Among all these geopolitical risks, the biggest remains Iran, and more specifically the potential for the conflict to threaten flows through the Strait of Hormuz, the narrow waterway near Iran through which nearly 20 per cent of global oil and gas is shipped.
Tehran is unlikely to jump to this “nuclear option”, however, as doing so would cut off its own crude exports and would likely trigger a rapid response from the US and regional states. That was probably the regime’s calculus during last year’s 12-day Israel-Iran war.
Still, Iran has other options, such as targeting regional US allies. While Tehran’s strike on a US base in Qatar in June was a non-event met by a drop in oil prices, a repeat now could have a very different impact on the market.
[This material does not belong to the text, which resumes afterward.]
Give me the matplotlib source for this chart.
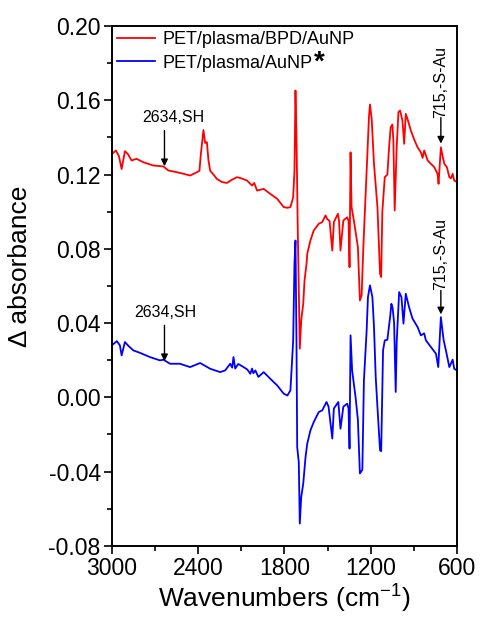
import numpy as np
import matplotlib.pyplot as plt

plt.rcParams['font.family'] = ['Liberation Sans', 'DejaVu Sans']

# PET/plasma/BPD/AuNP spectrum (red)
wn_red = [3000, 2972, 2951, 2932, 2909, 2888, 2863, 2828, 2782, 2712, 2642, 2607,
          2549, 2505, 2456, 2421, 2391, 2381, 2363, 2351, 2339, 2328, 2316, 2293,
          2270, 2235, 2200, 2170, 2130, 2100, 2060, 2025, 2010, 1990, 1944, 1898,
          1851, 1805, 1779, 1758, 1739, 1730, 1723, 1716, 1707, 1693, 1683, 1669,
          1660, 1646, 1641, 1619, 1596, 1561, 1537, 1514, 1502, 1486, 1467, 1456,
          1428, 1420, 1410, 1390, 1363, 1354, 1347, 1340, 1333, 1317, 1289, 1275,
          1263, 1251, 1235, 1223, 1212, 1205, 1193, 1177, 1153, 1135, 1127, 1119,
          1102, 1084, 1072, 1061, 1049, 1042, 1033, 1019, 1007, 995, 979, 967,
          956, 944, 921, 898, 874, 851, 839, 828, 804, 781, 758, 735, 728, 712,
          700, 688, 670, 653, 642, 630, 619, 600]
abs_red = [0.131, 0.133, 0.130, 0.123, 0.1326, 0.131, 0.1276, 0.1285, 0.1267, 0.1249,
           0.1244, 0.1222, 0.1213, 0.1205, 0.1195, 0.1208, 0.122, 0.131, 0.144, 0.137,
           0.1375, 0.1276, 0.122, 0.120, 0.1177, 0.116, 0.1155, 0.117, 0.1186, 0.118,
           0.1168, 0.1141, 0.1155, 0.1114, 0.1123, 0.1096, 0.107, 0.1025, 0.1021, 0.1025,
           0.1078, 0.122, 0.1653, 0.14, 0.09, 0.0262, 0.0415, 0.0504, 0.063, 0.072,
           0.0774, 0.0845, 0.0899, 0.0935, 0.0944, 0.098, 0.096, 0.095, 0.0791, 0.0944,
           0.0989, 0.095, 0.0791, 0.0953, 0.097, 0.095, 0.0701, 0.132, 0.1025, 0.0953,
           0.081, 0.0522, 0.055, 0.081, 0.1097, 0.131, 0.151, 0.1578, 0.150, 0.1258,
           0.1025, 0.0666, 0.0648, 0.100, 0.1186, 0.120, 0.1347, 0.1455, 0.147, 0.138,
           0.1007, 0.135, 0.1536, 0.1545, 0.149, 0.1366, 0.1527, 0.150, 0.1438, 0.139,
           0.1347, 0.132, 0.129, 0.133, 0.1276, 0.1258, 0.124, 0.1204, 0.115, 0.1347,
           0.130, 0.1258, 0.124, 0.1186, 0.118, 0.1204, 0.1168, 0.116]

# PET/plasma/AuNP spectrum (blue)
wn_blue = [3000, 2965, 2944, 2932, 2909, 2888, 2851, 2805, 2735, 2665, 2642, 2595,
           2526, 2456, 2386, 2316, 2247, 2212, 2177, 2163, 2154, 2142, 2121, 2084,
           2058, 2037, 2025, 2016, 2002, 1981, 1944, 1898, 1851, 1805, 1779, 1758,
           1739, 1730, 1723, 1716, 1711, 1700, 1693, 1683, 1669, 1653, 1641, 1619,
           1596, 1561, 1537, 1507, 1493, 1467, 1456, 1425, 1410, 1390, 1363, 1354,
           1347, 1340, 1329, 1305, 1289, 1275, 1258, 1247, 1228, 1219, 1205, 1188,
           1177, 1165, 1153, 1135, 1127, 1114, 1102, 1084, 1065, 1056, 1047, 1037,
           1026, 1019, 1002, 986, 972, 956, 933, 909, 874, 851, 828, 816, 781, 746,
           730, 712, 693, 677, 653, 630, 619, 600]
abs_blue = [0.028, 0.0303, 0.028, 0.0226, 0.0298, 0.028, 0.0253, 0.024, 0.0217, 0.0199,
            0.0203, 0.0181, 0.0181, 0.0163, 0.0185, 0.0154, 0.0136, 0.0145, 0.0181, 0.016,
            0.0217, 0.0155, 0.018, 0.0163, 0.015, 0.0127, 0.0155, 0.013, 0.0145, 0.011,
            0.0136, 0.010, 0.0065, 0.002, 0.001, 0.0038, 0.0307, 0.072, 0.0845, 0.03,
            -0.0268, -0.035, -0.068, -0.0537, -0.0465, -0.0321, -0.0249, -0.0178, -0.0133,
            -0.0079, -0.007, -0.0025, -0.005, -0.0222, -0.006, -0.0025, -0.0169, -0.005,
            -0.0034, -0.006, -0.0276, 0.0334, 0.0145, 0.0, -0.012, -0.041, -0.039, 0.0092,
            0.0361, 0.054, 0.0603, 0.054, 0.0379, 0.011, -0.0052, -0.0285, -0.029, 0.0253,
            0.0307, 0.031, 0.0432, 0.0504, 0.048, 0.040, 0.0029, 0.030, 0.0567, 0.054,
            0.0397, 0.0558, 0.0486, 0.0424, 0.0379, 0.0334, 0.0345, 0.0307, 0.0271, 0.0235,
            0.0163, 0.0432, 0.031, 0.0253, 0.0163, 0.0203, 0.0154, 0.0145]

x_ticks = [3000, 2400, 1800, 1200, 600]
y_ticks = [-0.08, -0.04, 0.00, 0.04, 0.08, 0.12, 0.16, 0.20]

fig = plt.figure(figsize=(4.8, 6.21), dpi=100)
ax = fig.add_axes([0.233, 0.121, 0.719, 0.837])

ax.plot(wn_red, abs_red, color='#ff0000', lw=1.3, label='PET/plasma/BPD/AuNP')
ax.plot(wn_blue, abs_blue, color='#0000ff', lw=1.3, label='PET/plasma/AuNP')

ax.set_xlim(3000, 600)
ax.set_ylim(-0.08, 0.20)
ax.set_xticks(x_ticks)
ax.set_xticks([2700, 2100, 1500, 900], minor=True)
ax.set_yticks(y_ticks)
ax.set_yticks(np.arange(-0.06, 0.20, 0.04), minor=True)
ax.set_yticklabels(['%.2f' % v for v in y_ticks])
ax.tick_params(axis='both', which='major', direction='out', length=6, width=1.2,
               labelsize=16.5, pad=2)
ax.tick_params(axis='both', which='minor', direction='out', length=3.5, width=1.2)
for s in ax.spines.values():
    s.set_linewidth(1.4)

ax.set_xlabel('Wavenumbers (cm$^{\\mathregular{-1}}$)', fontsize=19, labelpad=1)
ax.set_ylabel('Δ absorbance', fontsize=19)
ax.yaxis.set_label_coords(-0.232, 0.537)

leg = ax.legend(loc='upper left', frameon=False, fontsize=13, handlelength=2.1,
                handletextpad=0.4, borderpad=0.1, borderaxespad=0.2,
                labelspacing=0.35)

# bold asterisk stuck to the end of the second legend entry
fig.canvas.draw()
bb = leg.get_texts()[1].get_window_extent()
star_x, star_y = ax.transData.inverted().transform((bb.x1 + 1, bb.y1 - 8))
ax.text(star_x, star_y, '*', fontsize=20, fontweight='bold', ha='left', va='center')

arrow = dict(arrowstyle='-|>', color='black', lw=1.0, mutation_scale=10,
             shrinkA=0, shrinkB=0)
# SH annotations
ax.annotate('', xy=(2634, 0.1245), xytext=(2634, 0.1437), arrowprops=arrow)
ax.text(2575, 0.1505, '2634,SH', fontsize=11.5, ha='center', va='center')
ax.annotate('', xy=(2634, 0.0195), xytext=(2634, 0.0388), arrowprops=arrow)
ax.text(2630, 0.0458, '2634,SH', fontsize=11.5, ha='center', va='center')
# S-Au annotations
ax.annotate('', xy=(712, 0.1367), xytext=(712, 0.1507), arrowprops=arrow)
ax.text(712, 0.1507, '715,-S-Au', fontsize=11.5, rotation=90, ha='center', va='bottom')
ax.annotate('', xy=(712, 0.0447), xytext=(712, 0.0576), arrowprops=arrow)
ax.text(712, 0.0576, '715,-S-Au', fontsize=11.5, rotation=90, ha='center', va='bottom')

fig.savefig('out.png', dpi=100)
Remember that in 2019 an Iranian drone attack crippled Saudi Arabia’s Abqaiq processing facility, knocking out five per cent of global supplies for several weeks and causing a sharp price spike.
While the nine per cent move over the past week is notable, crude prices still remain within the fairly narrow band they have traded in for months. So why hasn’t 2026’s burst of geopolitical tensions caused a more dramatic increase? Primarily because it is coming just as global crude supplies appear to be rising sharply, threatening to outpace demand in the coming years.
The US Energy Information Administration expects global inventories to build by an average of 2.8 million barrels per day in 2026. Indeed, the volume of oil being transported in tankers has risen significantly in recent months to around 1.3 billion barrels, the highest since mid-2020, when global consumption cratered due to Covid-19 lockdowns, according to analytics firm Kpler. So-called “oil on water” typically rises when supply is outstripping demand.
Of course, around one quarter of these volumes currently originate from Iran, Russia and Venezuela, meaning these are sanctioned supplies that would be expected to take longer to find buyers.
But the figure remains elevated regardless, and there are early signs of rising crude and product inventories on land as well.
To complicate the picture further, the oil price curve implies traders are not anticipating a significant build.
Prompt Brent crude prices have in recent weeks shifted into a structure known as backwardation, meaning they are trading at a premium to contracts for delivery toward the end of 2026.
Prompt prices need to be lower than future prices to make storage profitable, a structure known as contango. The disconnect between the physical market and the price curve likely reflects the persistent visibility issues into the so-called “shadow fleet” of tankers transporting large volumes of sanctioned oil as well as China’s opaque storage.
But on top of that, traders must now also speculate about the potential outcomes of complex, rapidly evolving political situations in three key oil-exporting regions - and then determine the likely impact on supplies.
Investors thus face a bewildering range of possible outcomes, meaning prices will likely remain rangebound until at least some of the questions hanging over markets are answered.